— begin Collected data —

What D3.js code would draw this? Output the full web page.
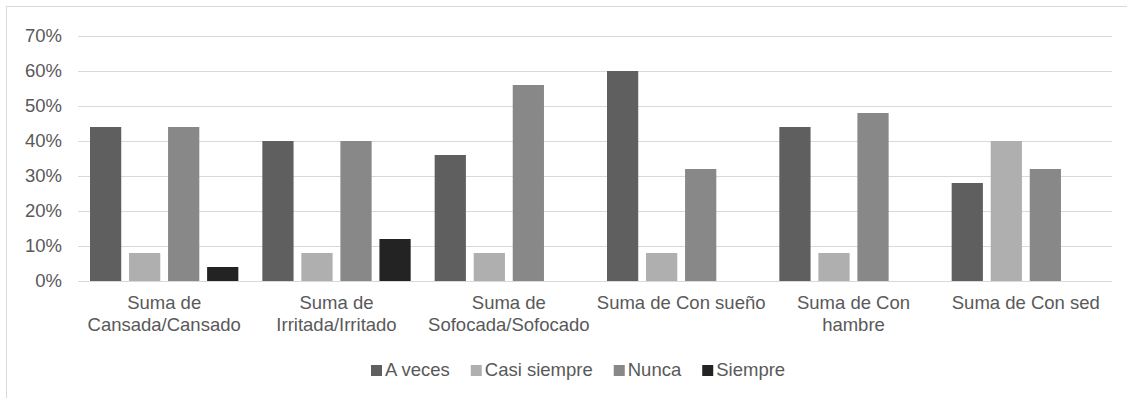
<!DOCTYPE html>
<html>
<head>
<meta charset="utf-8">
<script src="https://cdn.jsdelivr.net/npm/d3@7"></script>
<style>
  html, body { margin: 0; padding: 0; background: #fff; }
  svg { display: block; }
  text { font-family: "Liberation Sans", Arial, sans-serif; fill: #595959; }
</style>
</head>
<body>
<svg id="chart" width="1127" height="398"></svg>
<script>
// Category labels (line breaks as shown under the axis)
const categories = [
  "Suma de\nCansada/Cansado",
  "Suma de\nIrritada/Irritado",
  "Suma de\nSofocada/Sofocado",
  "Suma de Con sueño",
  "Suma de Con\nhambre",
  "Suma de Con sed"
];
const seriesNames = ["A veces", "Casi siempre", "Nunca", "Siempre"];
const seriesColors = ["#5f5f5f", "#afafaf", "#888888", "#232323"];

// Share of responses per category, one array per series
const aVeces      = [0.44, 0.40, 0.36, 0.60, 0.44, 0.28];
const casiSiempre = [0.08, 0.08, 0.08, 0.08, 0.08, 0.40];
const nunca       = [0.44, 0.40, 0.56, 0.32, 0.48, 0.32];
const siempre     = [0.04, 0.12, 0,    0,    0,    0   ];
const seriesValues = [aVeces, casiSiempre, nunca, siempre];

const yTicks = [0, 0.1, 0.2, 0.3, 0.4, 0.5, 0.6, 0.7];

const svg = d3.select("#chart");
const fontSize = 18.5;

// Outer chart frame
svg.append("rect")
  .attr("x", 6.5).attr("y", 6.5)
  .attr("width", 1140).attr("height", 420)
  .attr("fill", "none").attr("stroke", "#d9d9d9").attr("stroke-width", 1);

const plot = { left: 78, right: 1112, top: 36, bottom: 281 };

const x0 = d3.scaleBand()
  .domain(d3.range(categories.length))
  .range([plot.left, plot.right])
  .padding(0);

const x1 = d3.scaleBand()
  .domain(d3.range(seriesNames.length))
  .range([12, x0.bandwidth() - 12])
  .paddingInner(0.2)
  .paddingOuter(0);

const y = d3.scaleLinear().domain([0, 0.7]).range([plot.bottom, plot.top]);

// Horizontal gridlines and y tick labels
const yAxis = d3.axisLeft(y)
  .tickValues(yTicks)
  .tickFormat(d3.format(".0%"))
  .tickSize(-(plot.right - plot.left))
  .tickPadding(16);

const gy = svg.append("g")
  .attr("transform", `translate(${plot.left},0)`)
  .call(yAxis);
gy.select(".domain").remove();
gy.selectAll(".tick line").attr("stroke", "#d9d9d9").attr("stroke-width", 1);
gy.selectAll(".tick text")
  .attr("font-size", fontSize)
  .attr("font-family", "Liberation Sans, Arial, sans-serif")
  .attr("fill", "#595959");

// Bars
const groups = svg.append("g").selectAll("g")
  .data(categories.map((c, i) => i))
  .join("g")
  .attr("transform", i => `translate(${x0(i)},0)`);

groups.selectAll("rect")
  .data(i => seriesValues.map((vals, s) => ({ s, v: vals[i] })))
  .join("rect")
  .attr("x", d => x1(d.s))
  .attr("width", x1.bandwidth())
  .attr("y", d => y(d.v))
  .attr("height", d => y(0) - y(d.v))
  .attr("fill", d => seriesColors[d.s]);

// Baseline axis line
svg.append("line")
  .attr("x1", plot.left).attr("x2", plot.right)
  .attr("y1", y(0) + 0.5).attr("y2", y(0) + 0.5)
  .attr("stroke", "#d9d9d9").attr("stroke-width", 1);

// Category labels
const lineHeight = 22;
svg.append("g").selectAll("text")
  .data(categories.map((c, i) => ({ c, i })))
  .join("text")
  .attr("text-anchor", "middle")
  .attr("font-size", fontSize)
  .each(function(d) {
    const t = d3.select(this);
    d.c.split("\n").forEach((line, k) => {
      t.append("tspan")
        .attr("x", x0(d.i) + x0.bandwidth() / 2)
        .attr("y", 309 + k * lineHeight)
        .text(line);
    });
  });

// Legend
const legend = svg.append("g");
let lx = 371;
seriesNames.forEach((name, s) => {
  legend.append("rect")
    .attr("x", lx).attr("y", 365)
    .attr("width", 11).attr("height", 11)
    .attr("fill", seriesColors[s]);
  const t = legend.append("text")
    .attr("x", lx + 14).attr("y", 376)
    .attr("font-size", fontSize)
    .text(name);
  lx += 14 + t.node().getComputedTextLength() + 21;
});
</script>
</body>
</html>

— end Collected data —

What to do
Output the material word for word, omitting its pictures.

In response
What D3.js code would draw this? Output the full web page.
<!DOCTYPE html>
<html>
<head>
<meta charset="utf-8">
<script src="https://cdn.jsdelivr.net/npm/d3@7"></script>
<style>
  html, body { margin: 0; padding: 0; background: #fff; }
  svg { display: block; }
  text { font-family: "Liberation Sans", Arial, sans-serif; fill: #595959; }
</style>
</head>
<body>
<svg id="chart" width="1127" height="398"></svg>
<script>
// Category labels (line breaks as shown under the axis)
const categories = [
  "Suma de\nCansada/Cansado",
  "Suma de\nIrritada/Irritado",
  "Suma de\nSofocada/Sofocado",
  "Suma de Con sueño",
  "Suma de Con\nhambre",
  "Suma de Con sed"
];
const seriesNames = ["A veces", "Casi siempre", "Nunca", "Siempre"];
const seriesColors = ["#5f5f5f", "#afafaf", "#888888", "#232323"];

// Share of responses per category, one array per series
const aVeces      = [0.44, 0.40, 0.36, 0.60, 0.44, 0.28];
const casiSiempre = [0.08, 0.08, 0.08, 0.08, 0.08, 0.40];
const nunca       = [0.44, 0.40, 0.56, 0.32, 0.48, 0.32];
const siempre     = [0.04, 0.12, 0,    0,    0,    0   ];
const seriesValues = [aVeces, casiSiempre, nunca, siempre];

const yTicks = [0, 0.1, 0.2, 0.3, 0.4, 0.5, 0.6, 0.7];

const svg = d3.select("#chart");
const fontSize = 18.5;

// Outer chart frame
svg.append("rect")
  .attr("x", 6.5).attr("y", 6.5)
  .attr("width", 1140).attr("height", 420)
  .attr("fill", "none").attr("stroke", "#d9d9d9").attr("stroke-width", 1);

const plot = { left: 78, right: 1112, top: 36, bottom: 281 };

const x0 = d3.scaleBand()
  .domain(d3.range(categories.length))
  .range([plot.left, plot.right])
  .padding(0);

const x1 = d3.scaleBand()
  .domain(d3.range(seriesNames.length))
  .range([12, x0.bandwidth() - 12])
  .paddingInner(0.2)
  .paddingOuter(0);

const y = d3.scaleLinear().domain([0, 0.7]).range([plot.bottom, plot.top]);

// Horizontal gridlines and y tick labels
const yAxis = d3.axisLeft(y)
  .tickValues(yTicks)
  .tickFormat(d3.format(".0%"))
  .tickSize(-(plot.right - plot.left))
  .tickPadding(16);

const gy = svg.append("g")
  .attr("transform", `translate(${plot.left},0)`)
  .call(yAxis);
gy.select(".domain").remove();
gy.selectAll(".tick line").attr("stroke", "#d9d9d9").attr("stroke-width", 1);
gy.selectAll(".tick text")
  .attr("font-size", fontSize)
  .attr("font-family", "Liberation Sans, Arial, sans-serif")
  .attr("fill", "#595959");

// Bars
const groups = svg.append("g").selectAll("g")
  .data(categories.map((c, i) => i))
  .join("g")
  .attr("transform", i => `translate(${x0(i)},0)`);

groups.selectAll("rect")
  .data(i => seriesValues.map((vals, s) => ({ s, v: vals[i] })))
  .join("rect")
  .attr("x", d => x1(d.s))
  .attr("width", x1.bandwidth())
  .attr("y", d => y(d.v))
  .attr("height", d => y(0) - y(d.v))
  .attr("fill", d => seriesColors[d.s]);

// Baseline axis line
svg.append("line")
  .attr("x1", plot.left).attr("x2", plot.right)
  .attr("y1", y(0) + 0.5).attr("y2", y(0) + 0.5)
  .attr("stroke", "#d9d9d9").attr("stroke-width", 1);

// Category labels
const lineHeight = 22;
svg.append("g").selectAll("text")
  .data(categories.map((c, i) => ({ c, i })))
  .join("text")
  .attr("text-anchor", "middle")
  .attr("font-size", fontSize)
  .each(function(d) {
    const t = d3.select(this);
    d.c.split("\n").forEach((line, k) => {
      t.append("tspan")
        .attr("x", x0(d.i) + x0.bandwidth() / 2)
        .attr("y", 309 + k * lineHeight)
        .text(line);
    });
  });

// Legend
const legend = svg.append("g");
let lx = 371;
seriesNames.forEach((name, s) => {
  legend.append("rect")
    .attr("x", lx).attr("y", 365)
    .attr("width", 11).attr("height", 11)
    .attr("fill", seriesColors[s]);
  const t = legend.append("text")
    .attr("x", lx + 14).attr("y", 376)
    .attr("font-size", fontSize)
    .text(name);
  lx += 14 + t.node().getComputedTextLength() + 21;
});
</script>
</body>
</html>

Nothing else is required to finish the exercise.